Despite being championed by our new Secretary of Education Betsy Devos as the answer to all the education woes in America, the non-public schools I attended never taught at this level. The way she talks about public schools you’d think we were all huddled under our desks dodging gunfire and waiting for the rival gangs to call a truce so we can get back to teaching nursery rhymes. That sort of perception comes from a lack of experience and too many movies. But what concerns me most about about Betsy isn’t that she never attended a public school, nor is it the illiterate tweets or the fact that she doesn’t understand how teachers measure academic growth, it’s that she never learned to make inferences.

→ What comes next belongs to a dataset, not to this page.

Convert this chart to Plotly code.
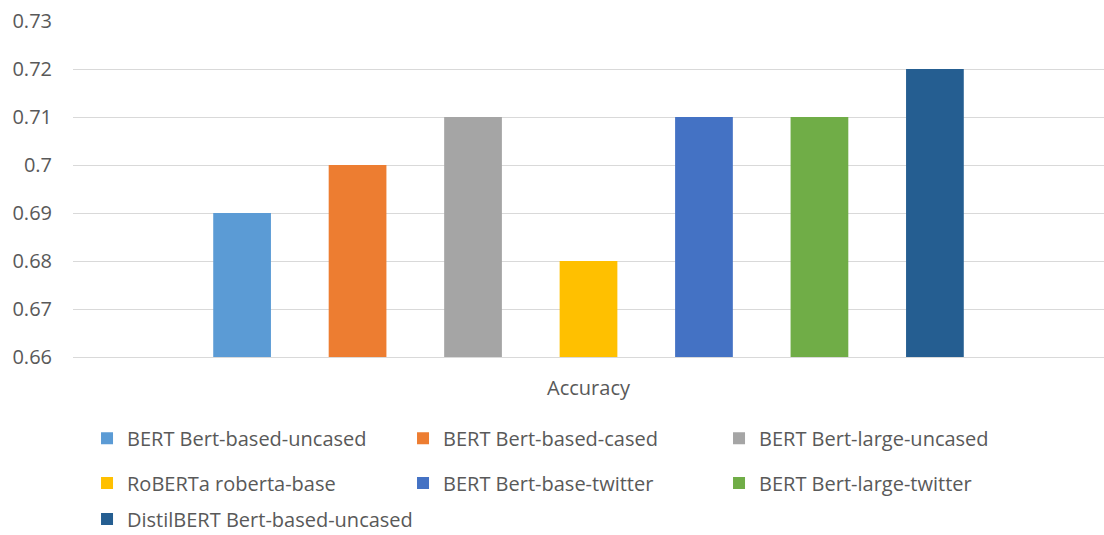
import plotly.graph_objects as go

category = ["Accuracy"]
models = [
    "BERT Bert-based-uncased",
    "BERT Bert-based-cased",
    "BERT Bert-large-uncased",
    "RoBERTa roberta-base",
    "BERT Bert-base-twitter",
    "BERT Bert-large-twitter",
    "DistilBERT Bert-based-uncased",
]
accuracy = [0.69, 0.70, 0.71, 0.68, 0.71, 0.71, 0.72]
colors = ["#5B9BD5", "#ED7D31", "#A5A5A5", "#FFC000", "#4472C4", "#70AD47", "#255E91"]
legend_ids = ["legend", "legend", "legend", "legend2", "legend2", "legend2", "legend3"]

FONT = "Open Sans, Noto Sans, sans-serif"
TXT = "#595959"
FS = 20

fig = go.Figure()
for name, val, col, lg in zip(models, accuracy, colors, legend_ids):
    fig.add_trace(go.Bar(
        x=category, y=[val], name=name,
        marker=dict(color=col, line=dict(width=0)),
        legend=lg,
    ))

leg_common = dict(
    orientation="h", x=0.0136, xanchor="left", yanchor="middle",
    yref="container",
    font=dict(family=FONT, size=FS, color=TXT),
    bgcolor="rgba(0,0,0,0)", itemclick=False, itemdoubleclick=False,
)

fig.update_layout(
    width=1104, height=535,
    margin=dict(l=73, r=0, t=21, b=178, autoexpand=False),
    paper_bgcolor="white", plot_bgcolor="white",
    barmode="group", bargap=0.216, bargroupgap=0.5,
    font=dict(family=FONT, size=FS, color=TXT),
    showlegend=True,
    legend=dict(leg_common, y=0.181, entrywidth=271, entrywidthmode="pixels"),
    legend2=dict(leg_common, y=0.097, entrywidth=271, entrywidthmode="pixels"),
    legend3=dict(leg_common, y=0.03),
    xaxis=dict(
        showgrid=False, showline=True, linecolor="#D9D9D9", linewidth=1,
        ticks="", automargin=False, ticklabelstandoff=13,
        tickfont=dict(family=FONT, size=FS, color=TXT),
    ),
    yaxis=dict(
        range=[0.66, 0.73], dtick=0.01, tick0=0.66,
        showgrid=True, gridcolor="#D9D9D9", gridwidth=1,
        zeroline=False, showline=False, ticks="", automargin=False,
        ticklabelstandoff=20,
        tickfont=dict(family=FONT, size=FS, color=TXT),
    ),
)

fig.write_html("out.html")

Her favorite idea so far is to take portions of the tax dollars going to public schools and turn them into vouchers for parents who want their kids to attend non-public schools. From what we already know about math we can infer that if you take from one to give to the other then there’s less available for the one you took from. We can infer that public schools in depressed areas stand to lose the most. They’ve been doing more work with less money for decades. We can infer that with already strained budgets some public schools will be forced to close. That’s not a solution, it’s a scam to give public money to private enterprise and crash the system entirely. There’s a word for pretending to fix public education by stealing its resources–fraud. But I’m sure it’s just a coincidence that fraud is the first and only lesson I ever learned from a charter school.